Because it is possible these acoustic features can be manipulated in circumstances outside of sarcasm, it is important that the application of this study is simply a base-line analysis on the speech. It should not be used as an exclusive analysis especially in the absence of context. Alongside other forensic analysis, these findings are helpful in considering the possibility of sarcasm as the presence of lowered pitch, louder volume, and slower speech could indicate some form of vocal irony. If the goal is to prove someone’s intentions, it could at least point someone in the right direction.
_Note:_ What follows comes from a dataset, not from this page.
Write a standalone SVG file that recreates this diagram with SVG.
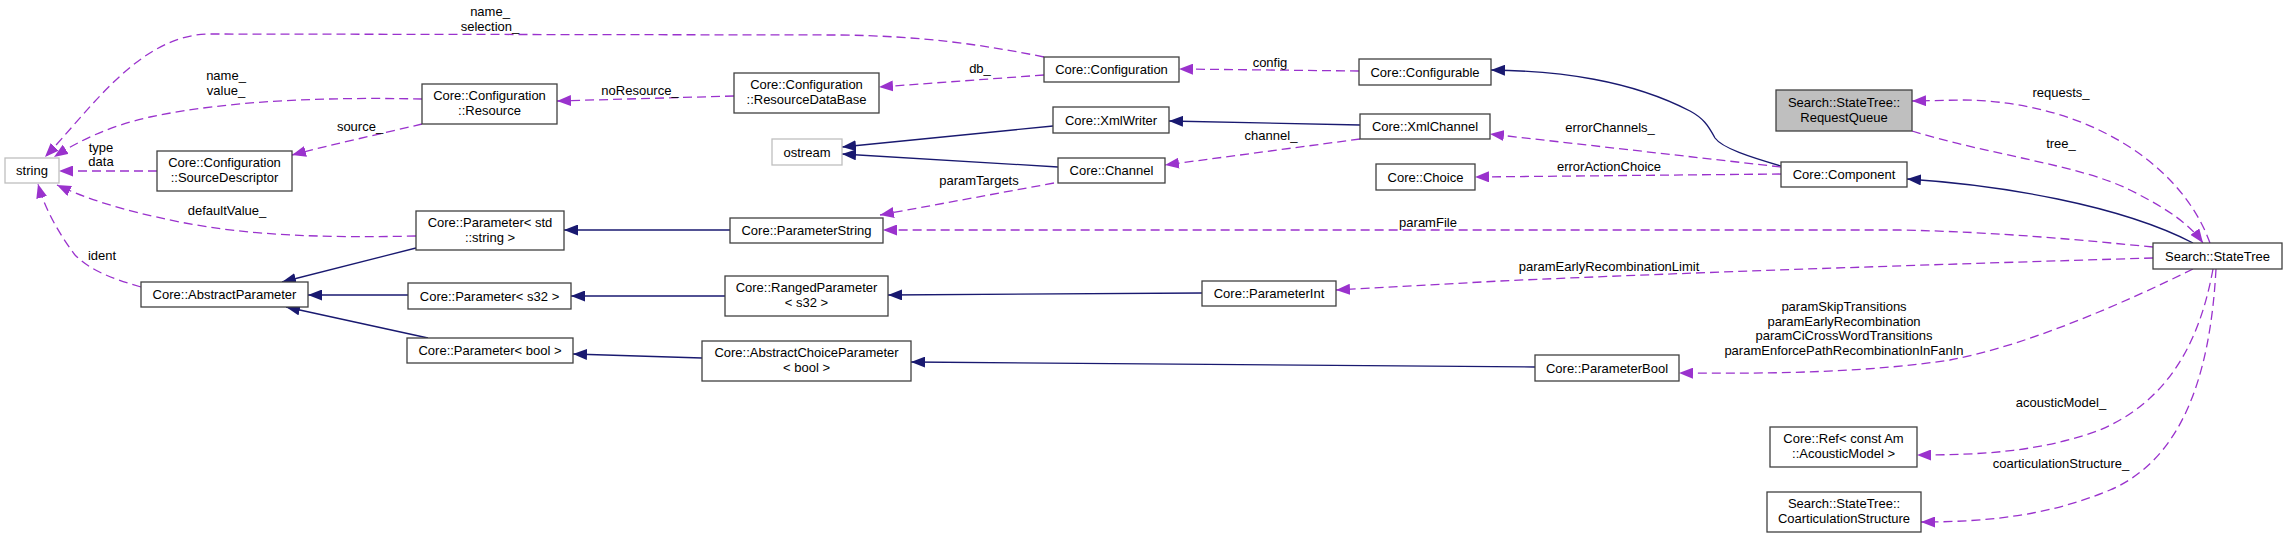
<svg xmlns="http://www.w3.org/2000/svg" width="2287" height="538" viewBox="0 0 2287 538">
<style>
text{font-family:"Liberation Sans",Arial,sans-serif;font-size:13px;fill:#000;text-anchor:middle}
.n{fill:#fff;stroke:#404040;stroke-width:1.3}
.x{fill:#fff;stroke:#bfbfbf;stroke-width:1.3}
.g{fill:#bfbfbf;stroke:#404040;stroke-width:1.3}
.i{fill:none;stroke:#191970;stroke-width:1.3;marker-end:url(#ab)}
.u{fill:none;stroke:#9a32cd;stroke-width:1.3;stroke-dasharray:9,5;marker-end:url(#ap)}
</style>
<defs>
<marker id="ab" markerUnits="userSpaceOnUse" markerWidth="14" markerHeight="11" refX="14" refY="5.5" orient="auto"><path d="M0,0 L14,5.5 L0,11 z" fill="#191970"/></marker>
<marker id="ap" markerUnits="userSpaceOnUse" markerWidth="14" markerHeight="11" refX="14" refY="5.5" orient="auto"><path d="M0,0 L14,5.5 L0,11 z" fill="#9a32cd"/></marker>
</defs>
<rect width="2287" height="538" fill="#fff"/>
<g id="edges">
<path class="u" d="M1044,57 C980,44 920,36 840,35 L210,34 C140,34 90,110 45,157"/>
<text x="490" y="16">name_</text><text x="490" y="30.5">selection_</text>
<path class="u" d="M422,99 C330,97 230,100 150,117 C110,126 80,140 54,157"/>
<text x="226" y="80">name_</text><text x="226" y="95">value_</text>
<path class="u" d="M422,124 C380,134 330,145 292,155"/>
<text x="360" y="131">source_</text>
<path class="u" d="M157,171 L59,171"/>
<text x="101" y="152">type</text><text x="101" y="166">data</text>
<path class="u" d="M416,236 C330,238 250,236 180,222 C120,210 85,198 57,185"/>
<text x="227" y="215">defaultValue_</text>
<path class="u" d="M141,287 C110,278 90,270 75,255 C60,235 45,210 38,184"/>
<text x="102" y="260">ident</text>
<path class="i" d="M416,248 L282,282"/>
<path class="i" d="M408,295 L308,295"/>
<path class="i" d="M428,338 L286,307"/>
<path class="i" d="M730,230 L564,230"/>
<path class="i" d="M725,296 L571,296"/>
<path class="i" d="M702,358 L573,354"/>
<path class="i" d="M1202,293 L888,295"/>
<path class="i" d="M1535,367 L911,362"/>
<path class="u" d="M734,96 L557,101"/>
<text x="640" y="95">noResource_</text>
<path class="u" d="M1044,75 L879,87"/>
<text x="980" y="73">db_</text>
<path class="u" d="M1359,71 L1179,69"/>
<text x="1270" y="67">config</text>
<path class="i" d="M1053,126 L842,147"/>
<path class="i" d="M1058,167 L842,154"/>
<path class="i" d="M1360,125 L1169,121"/>
<path class="u" d="M1360,139 L1165,165"/>
<text x="1271" y="140">channel_</text>
<path class="u" d="M1054,183 L880,215"/>
<text x="979" y="185">paramTargets</text>
<path class="i" d="M1781,166 C1750,157 1722,148 1715,138 C1708,125 1703,118 1690,111 C1630,80 1560,71 1491,70"/>
<path class="u" d="M1781,167 L1490,134"/>
<text x="1610" y="132">errorChannels_</text>
<path class="u" d="M1781,174 L1475,177"/>
<text x="1609" y="171">errorActionChoice</text>
<path class="i" d="M2193,243 C2120,205 2000,185 1907,179"/>
<path class="u" d="M2210,243 C2180,160 2080,100 1960,100 L1912,101"/>
<text x="2061" y="97">requests_</text>
<path class="u" d="M1912,131 C1990,155 2080,165 2130,190 C2170,210 2190,225 2203,243"/>
<text x="2061" y="148">tree_</text>
<path class="u" d="M2153,247 C2080,240 2000,232 1900,230 L883,230"/>
<text x="1428" y="227">paramFile</text>
<path class="u" d="M2153,258 C1950,264 1700,272 1500,281 L1336,290"/>
<text x="1609" y="271">paramEarlyRecombinationLimit</text>
<path class="u" d="M2193,269 C2130,300 2030,345 1950,360 C1870,372 1780,374 1679,373"/>
<text x="1844" y="311">paramSkipTransitions</text>
<text x="1844" y="325.5">paramEarlyRecombination</text>
<text x="1844" y="340">paramCiCrossWordTransitions</text>
<text x="1844" y="355">paramEnforcePathRecombinationInFanIn</text>
<path class="u" d="M2213,269 C2200,340 2170,400 2100,430 C2040,452 1980,455 1917,455"/>
<text x="2061" y="407">acousticModel_</text>
<path class="u" d="M2216,269 C2210,380 2180,460 2110,490 C2050,515 1990,522 1921,522"/>
<text x="2061" y="468">coarticulationStructure_</text>
</g>
<g id="string"><rect class="x" x="5" y="158" width="54" height="25"/><text x="32" y="175">string</text></g>
<g id="sourcedescriptor"><rect class="n" x="157" y="151" width="135" height="40"/><text x="224.5" y="167">Core::Configuration</text><text x="224.5" y="181.5">::SourceDescriptor</text></g>
<g id="resource"><rect class="n" x="422" y="84" width="135" height="40"/><text x="489.5" y="100">Core::Configuration</text><text x="489.5" y="115">::Resource</text></g>
<g id="paramstdstring"><rect class="n" x="416" y="211" width="148" height="39"/><text x="490" y="227">Core::Parameter&lt; std</text><text x="490" y="242">::string &gt;</text></g>
<g id="abstractparameter"><rect class="n" x="141" y="282" width="167" height="25"/><text x="224.5" y="299">Core::AbstractParameter</text></g>
<g id="params32"><rect class="n" x="408" y="283" width="163" height="26"/><text x="489.5" y="300.5">Core::Parameter&lt; s32 &gt;</text></g>
<g id="parambool"><rect class="n" x="407" y="338" width="166" height="25"/><text x="490" y="355">Core::Parameter&lt; bool &gt;</text></g>
<g id="rangedparameter"><rect class="n" x="725" y="276" width="163" height="40"/><text x="806.5" y="292">Core::RangedParameter</text><text x="806.5" y="307">&lt; s32 &gt;</text></g>
<g id="abstractchoiceparameter"><rect class="n" x="702" y="341" width="209" height="40"/><text x="806.5" y="357">Core::AbstractChoiceParameter</text><text x="806.5" y="372">&lt; bool &gt;</text></g>
<g id="parameterint"><rect class="n" x="1202" y="281" width="134" height="25"/><text x="1269" y="298">Core::ParameterInt</text></g>
<g id="resourcedatabase"><rect class="n" x="734" y="73" width="145" height="40"/><text x="806.5" y="89">Core::Configuration</text><text x="806.5" y="104">::ResourceDataBase</text></g>
<g id="ostream"><rect class="x" x="772" y="139" width="70" height="26"/><text x="807" y="156.5">ostream</text></g>
<g id="parameterstring"><rect class="n" x="730" y="218" width="153" height="25"/><text x="806.5" y="235">Core::ParameterString</text></g>
<g id="configuration"><rect class="n" x="1044" y="57" width="135" height="25"/><text x="1111.5" y="74">Core::Configuration</text></g>
<g id="xmlwriter"><rect class="n" x="1053" y="107" width="116" height="26"/><text x="1111" y="124.5">Core::XmlWriter</text></g>
<g id="channel"><rect class="n" x="1058" y="158" width="107" height="25"/><text x="1111.5" y="175">Core::Channel</text></g>
<g id="configurable"><rect class="n" x="1359" y="59" width="132" height="26"/><text x="1425" y="76.5">Core::Configurable</text></g>
<g id="xmlchannel"><rect class="n" x="1360" y="114" width="130" height="25"/><text x="1425" y="131">Core::XmlChannel</text></g>
<g id="choice"><rect class="n" x="1376" y="164" width="99" height="26"/><text x="1425.5" y="181.5">Core::Choice</text></g>
<g id="requestqueue"><rect class="g" x="1776" y="90" width="136" height="41"/><text x="1844" y="106.5">Search::StateTree::</text><text x="1844" y="121.5">RequestQueue</text></g>
<g id="component"><rect class="n" x="1781" y="162" width="126" height="25"/><text x="1844" y="179">Core::Component</text></g>
<g id="statetree"><rect class="n" x="2153" y="243" width="129" height="26"/><text x="2217.5" y="260.5">Search::StateTree</text></g>
<g id="parameterbool"><rect class="n" x="1535" y="355" width="144" height="26"/><text x="1607" y="372.5">Core::ParameterBool</text></g>
<g id="refacousticmodel"><rect class="n" x="1770" y="427" width="147" height="40"/><text x="1843.5" y="443">Core::Ref&lt; const Am</text><text x="1843.5" y="458">::AcousticModel &gt;</text></g>
<g id="coarticulation"><rect class="n" x="1767" y="492" width="154" height="40"/><text x="1844" y="508">Search::StateTree::</text><text x="1844" y="523">CoarticulationStructure</text></g>
</svg>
As an extension of verbal irony, some people exhibit fake smiles when lying or delivering sarcasm. According to Véronique Aubergé and Marie Cathiard’s findings regarding the ability to hear the prosody of a smile, it is impossible to distinctly localize the specific features of the intended manipulation — whether that is verbal irony or hearing amusement while speaking with a smile. Though Rockwell was able to find three features present in sarcasm and Aubergé and Cathiard noticed increased F2 frequencies and longer final syllable duration, these features are not strictly limited to verbal irony or amusement. In amusement, higher F2 frequencies, lower F3, and higher mean intensity were clear indicators that the speaker was smiling, but these results could be extremely culturally dependent (Aubergé & Cathiard). All of the subjects were French and the ability to express amusement in other languages and cultures could be drastically different.
In both studies, the findings were conclusive to a particularly limited degree as one cannot say for certain that given some present conditions or acoustic features, that the speaker was exhibiting or intending to elicit some manipulation, whether that is amusement or irony. Like many acoustic vocal studies such as spectrogram comparisons, the results should merely be used in addition to other evidential analysis. With the rise of social media and people streaming their every moment’s thoughts, litigation and criminal suits regarding threats made online and on video will likely increase thus requiring lawyers to prove intent.
Aubergé, Véronique, Cathiard, Marie. Can we hear the prosody of smile?, Speech Communication, Volume 40, Issues 1–2, 2003, Pages 87–97, ISSN 0167–6393.
Bowdich, David. Hoax Threats Are Crimes. FBI, FBI, 5 Oct. 2018.
Rockwell, Patricia. Lower, Slower, Louder: Vocal Cues of Sarcasm, Journal of Psycholinguist Research (2000) 29: 483.
Rushe, Dominic. When Is a Threat to Kill a Joke? Or Art? Supreme Court Weighs Online Abuse. The Guardian, Guardian News and Media, 30 Nov. 2014.